Le tecniche per l’affondamento pilotato devono consentire allo scafo il conseguimento dell’assetto di navigazione una volta appoggiato sul fondo: piccoli mercantili, pescherecci oceanici, e altro naviglio di non grosse dimensioni possono essere affondati inondandoli d’acqua dall’esterno, com’è stato fatto a Malta; ma navi più grandi, com’è stato il caso della portaerei statunitense Oriskany, al largo di Pensacola in Florida, nel Golfo del Messico, richiedono l’impiego di speciali cariche “implosive”, cosiddette perché la loro detonazione coordinata e simultanea avviene in punti particolari della nave in cui l’afflusso d’acqua dall’esterno viene indotto “per risucchio” dall’esplosione stessa. Se non viene acquisito l’assetto di navigazione, il relitto diventa inservibile all’esplorazione che non sia solo esterna, perché l’ingresso all’interno esporrebbe i sub al rischio di cedimenti di strutture venute a trovarsi in condizioni di ripartizione del carico diverse e talvolta opposte a quelle di progettazione originaria della nave.
Insomma, ce n’è per tutti i gusti. Eppure, tecnicamente, resta possibilissimo, come mostrano i tanti esempi già in atto nel mondo, Mediterraneo compreso: vedi nostra gallery in fondo all’articolo. Dopotutto, la questione è sempre nel rapporto costo/beneficio.

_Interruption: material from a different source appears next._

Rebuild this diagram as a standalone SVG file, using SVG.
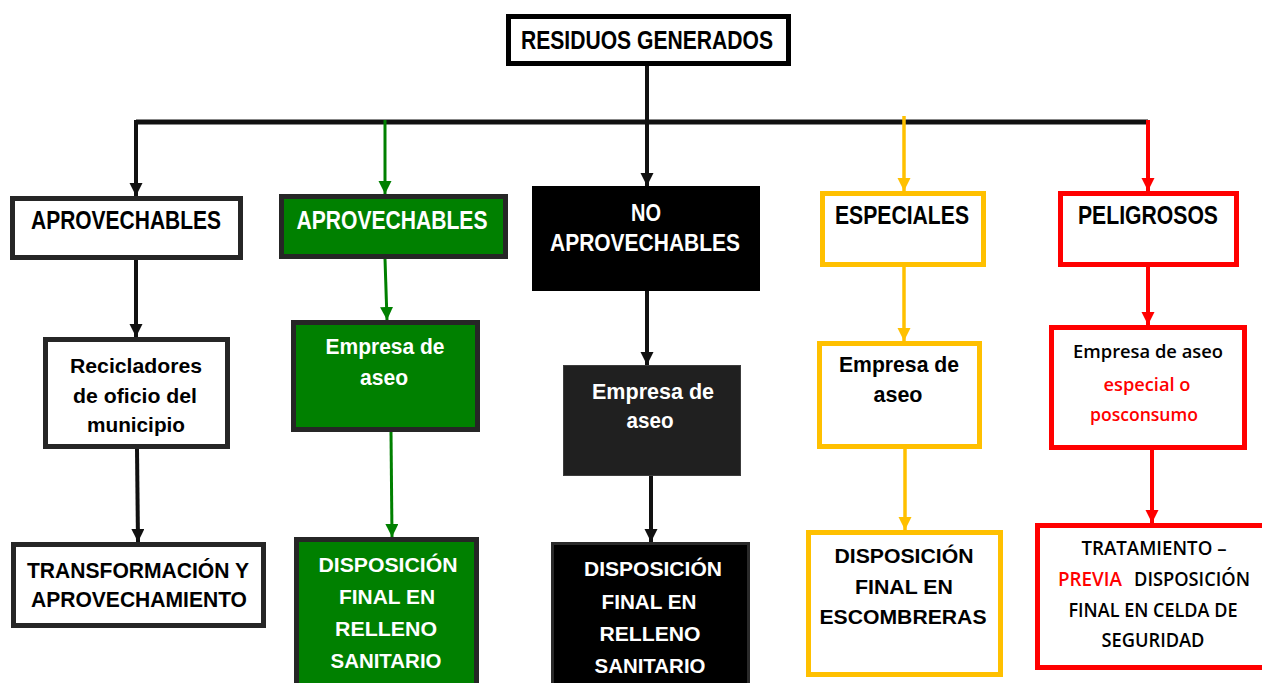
<svg xmlns="http://www.w3.org/2000/svg" width="1262" height="683" viewBox="0 0 1262 683">
<defs>
<style>
.t{font-family:"Liberation Sans",Arial,sans-serif;font-weight:bold;text-anchor:middle}
.c{font-family:"Open Sans","Noto Sans",sans-serif;font-weight:600;text-anchor:middle}
.w{fill:#ffffff}
.k{fill:#000000}
.r{fill:#ff0000}
.bx{fill:#ffffff;stroke:#262626;stroke-width:5}
.gb{fill:#008000;stroke:#262626;stroke-width:5}
.yb{fill:#ffffff;stroke:#ffc000;stroke-width:5}
.rb{fill:#ffffff;stroke:#ff0000;stroke-width:5}
.lk{fill:none;stroke:#111111;stroke-width:4}
.lg{fill:none;stroke:#008000;stroke-width:3}
.ly{fill:none;stroke:#ffc000;stroke-width:3.5}
.lr{fill:none;stroke:#ff0000;stroke-width:4}
</style>
<marker id="ak" markerUnits="userSpaceOnUse" markerWidth="14" markerHeight="14" refX="13" refY="6.5" orient="auto"><path d="M0,0 L13,6.5 L0,13 z" fill="#111111"/></marker>
<marker id="ag" markerUnits="userSpaceOnUse" markerWidth="14" markerHeight="14" refX="13" refY="6.5" orient="auto"><path d="M0,0 L13,6.5 L0,13 z" fill="#008000"/></marker>
<marker id="ay" markerUnits="userSpaceOnUse" markerWidth="14" markerHeight="14" refX="13" refY="6.5" orient="auto"><path d="M0,0 L13,6.5 L0,13 z" fill="#ffc000"/></marker>
<marker id="ar" markerUnits="userSpaceOnUse" markerWidth="14" markerHeight="14" refX="13" refY="6.5" orient="auto"><path d="M0,0 L13,6.5 L0,13 z" fill="#ff0000"/></marker>
</defs>
<rect width="1262" height="683" fill="#ffffff"/>

<g id="connectors">
<path class="lk" d="M647,66 L647,186" marker-end="url(#ak)"/>
<path d="M136,122 L1148,122" fill="none" stroke="#111111" stroke-width="5"/>
<path class="lk" d="M136,120 L136,196" marker-end="url(#ak)"/>
<path class="lg" d="M385,120 L385,194" marker-end="url(#ag)"/>
<path class="ly" d="M904,116 L904,191" marker-end="url(#ay)"/>
<path class="lr" d="M1148,120 L1148,191" marker-end="url(#ar)"/>
<path class="lk" d="M136,260 L136,337" marker-end="url(#ak)"/>
<path class="lk" d="M137,449 L138,542" marker-end="url(#ak)"/>
<path class="lg" d="M385,259 L387,320" marker-end="url(#ag)"/>
<path class="lg" d="M391,432 L392,537" marker-end="url(#ag)"/>
<path class="lk" d="M647,291 L647,365" marker-end="url(#ak)"/>
<path class="lk" d="M651,476 L651,542" marker-end="url(#ak)"/>
<path class="ly" d="M904,267 L904,341" marker-end="url(#ay)"/>
<path class="ly" d="M905,449 L905,530" marker-end="url(#ay)"/>
<path class="lr" d="M1148,267 L1148,325" marker-end="url(#ar)"/>
<path class="lr" d="M1152,450 L1152,523" marker-end="url(#ar)"/>
</g>

<g id="residuos">
<rect x="508.5" y="16.5" width="280" height="47" fill="#ffffff" stroke="#000000" stroke-width="5"/>
<text class="t k" x="647" y="49" font-size="26" textLength="252" lengthAdjust="spacingAndGlyphs">RESIDUOS GENERADOS</text>
</g>

<g id="aprov1">
<rect class="bx" x="12.5" y="198.5" width="228" height="59"/>
<text class="t k" x="126" y="229" font-size="25" textLength="190" lengthAdjust="spacingAndGlyphs">APROVECHABLES</text>
</g>
<g id="recicladores">
<rect class="bx" x="45.5" y="339.5" width="182" height="107"/>
<text class="t k" x="136" y="373" font-size="21" textLength="132" lengthAdjust="spacingAndGlyphs">Recicladores</text>
<text class="t k" x="135" y="403" font-size="21" textLength="124" lengthAdjust="spacingAndGlyphs">de oficio del</text>
<text class="t k" x="136" y="432" font-size="21" textLength="98" lengthAdjust="spacingAndGlyphs">municipio</text>
</g>
<g id="transformacion">
<rect class="bx" x="13.5" y="544.5" width="250" height="81"/>
<text class="t k" x="138" y="578" font-size="22" textLength="222" lengthAdjust="spacingAndGlyphs">TRANSFORMACIÓN Y</text>
<text class="t k" x="139" y="607" font-size="22" textLength="216" lengthAdjust="spacingAndGlyphs">APROVECHAMIENTO</text>
</g>

<g id="aprov2">
<rect class="gb" x="281.5" y="196.5" width="224" height="60"/>
<text class="t w" x="392" y="229" font-size="25" textLength="191" lengthAdjust="spacingAndGlyphs">APROVECHABLES</text>
</g>
<g id="empresa2">
<rect class="gb" x="293.5" y="322.5" width="184" height="107"/>
<text class="t w" x="385" y="354" font-size="22" textLength="119" lengthAdjust="spacingAndGlyphs">Empresa de</text>
<text class="t w" x="384" y="385" font-size="22" textLength="48" lengthAdjust="spacingAndGlyphs">aseo</text>
</g>
<g id="disposicion2">
<rect class="gb" x="296.5" y="539.5" width="180" height="170"/>
<text class="t w" x="388" y="572" font-size="21" textLength="139" lengthAdjust="spacingAndGlyphs">DISPOSICIÓN</text>
<text class="t w" x="387" y="604" font-size="21" textLength="96" lengthAdjust="spacingAndGlyphs">FINAL EN</text>
<text class="t w" x="386" y="636" font-size="21" textLength="102" lengthAdjust="spacingAndGlyphs">RELLENO</text>
<text class="t w" x="386" y="668" font-size="21" textLength="111" lengthAdjust="spacingAndGlyphs">SANITARIO</text>
</g>

<g id="noaprov">
<rect x="532" y="186" width="228" height="105" fill="#000000"/>
<text class="t w" x="646" y="221" font-size="23" textLength="30" lengthAdjust="spacingAndGlyphs">NO</text>
<text class="t w" x="645" y="251" font-size="23" textLength="190" lengthAdjust="spacingAndGlyphs">APROVECHABLES</text>
</g>
<g id="empresa3">
<rect x="563.5" y="365.5" width="177" height="110" fill="#202020" stroke="#3c3c3c" stroke-width="1"/>
<text class="t w" x="653" y="399" font-size="22" textLength="122" lengthAdjust="spacingAndGlyphs">Empresa de</text>
<text class="t w" x="650" y="428" font-size="22" textLength="47" lengthAdjust="spacingAndGlyphs">aseo</text>
</g>
<g id="disposicion3">
<rect x="552.5" y="543.5" width="196" height="170" fill="#000000" stroke="#2a2a2a" stroke-width="3"/>
<text class="t w" x="653" y="576" font-size="21" textLength="138" lengthAdjust="spacingAndGlyphs">DISPOSICIÓN</text>
<text class="t w" x="649" y="609" font-size="21" textLength="95" lengthAdjust="spacingAndGlyphs">FINAL EN</text>
<text class="t w" x="650" y="641" font-size="21" textLength="101" lengthAdjust="spacingAndGlyphs">RELLENO</text>
<text class="t w" x="650" y="673" font-size="21" textLength="111" lengthAdjust="spacingAndGlyphs">SANITARIO</text>
</g>

<g id="especiales">
<rect class="yb" x="822.5" y="193.5" width="161" height="71"/>
<text class="t k" x="902" y="224" font-size="25" textLength="134" lengthAdjust="spacingAndGlyphs">ESPECIALES</text>
</g>
<g id="empresa4">
<rect class="yb" x="819.5" y="343.5" width="160" height="103"/>
<text class="t k" x="899" y="372" font-size="22" textLength="120" lengthAdjust="spacingAndGlyphs">Empresa de</text>
<text class="t k" x="898" y="402" font-size="22" textLength="49" lengthAdjust="spacingAndGlyphs">aseo</text>
</g>
<g id="disposicion4">
<rect class="yb" x="808.5" y="532.5" width="192" height="142"/>
<text class="t k" x="904" y="563" font-size="21" textLength="139" lengthAdjust="spacingAndGlyphs">DISPOSICIÓN</text>
<text class="t k" x="904" y="594" font-size="21" textLength="98" lengthAdjust="spacingAndGlyphs">FINAL EN</text>
<text class="t k" x="903" y="624" font-size="21" textLength="167" lengthAdjust="spacingAndGlyphs">ESCOMBRERAS</text>
</g>

<g id="peligrosos">
<rect class="rb" x="1060.5" y="193.5" width="176" height="71"/>
<text class="t k" x="1148" y="224" font-size="25" textLength="140" lengthAdjust="spacingAndGlyphs">PELIGROSOS</text>
</g>
<g id="empresa5">
<rect class="rb" x="1051.5" y="327.5" width="193" height="120"/>
<text class="c k" x="1148" y="358" font-size="18.5" textLength="150" lengthAdjust="spacingAndGlyphs">Empresa de aseo</text>
<text class="c r" x="1147" y="391" font-size="18.5" textLength="87" lengthAdjust="spacingAndGlyphs">especial o</text>
<text class="c r" x="1144" y="421" font-size="18.5" textLength="108" lengthAdjust="spacingAndGlyphs">posconsumo</text>
</g>
<g id="tratamiento">
<rect class="rb" x="1037.5" y="525.5" width="240" height="142"/>
<text class="c k" x="1154" y="555" font-size="20" textLength="145" lengthAdjust="spacingAndGlyphs">TRATAMIENTO –</text>
<text class="c r" x="1090" y="586" font-size="20" textLength="64" lengthAdjust="spacingAndGlyphs">PREVIA</text>
<text class="c k" x="1192" y="586" font-size="20" textLength="116" lengthAdjust="spacingAndGlyphs">DISPOSICIÓN</text>
<text class="c k" x="1153" y="617" font-size="20" textLength="169" lengthAdjust="spacingAndGlyphs">FINAL EN CELDA DE</text>
<text class="c k" x="1153" y="647" font-size="20" textLength="103" lengthAdjust="spacingAndGlyphs">SEGURIDAD</text>
</g>
</svg>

Di fatto, ora come ora, non ci si può stupire più di tanto se a certi armatori conviene di più la demolizione, specie se può essere fatta fare all’estero, e anche se del tutto illegalmente… vedasi lo scandalo denunciato da trasmissioni come “Report” e “Le Iene” circa la “costa dei rottami” in Bangladesh… che potete verificare di persona: cercando bene con Google Earth, i relitti perpendicolari a quella costa appaiono visibili dallo spazio come denti di un pettine!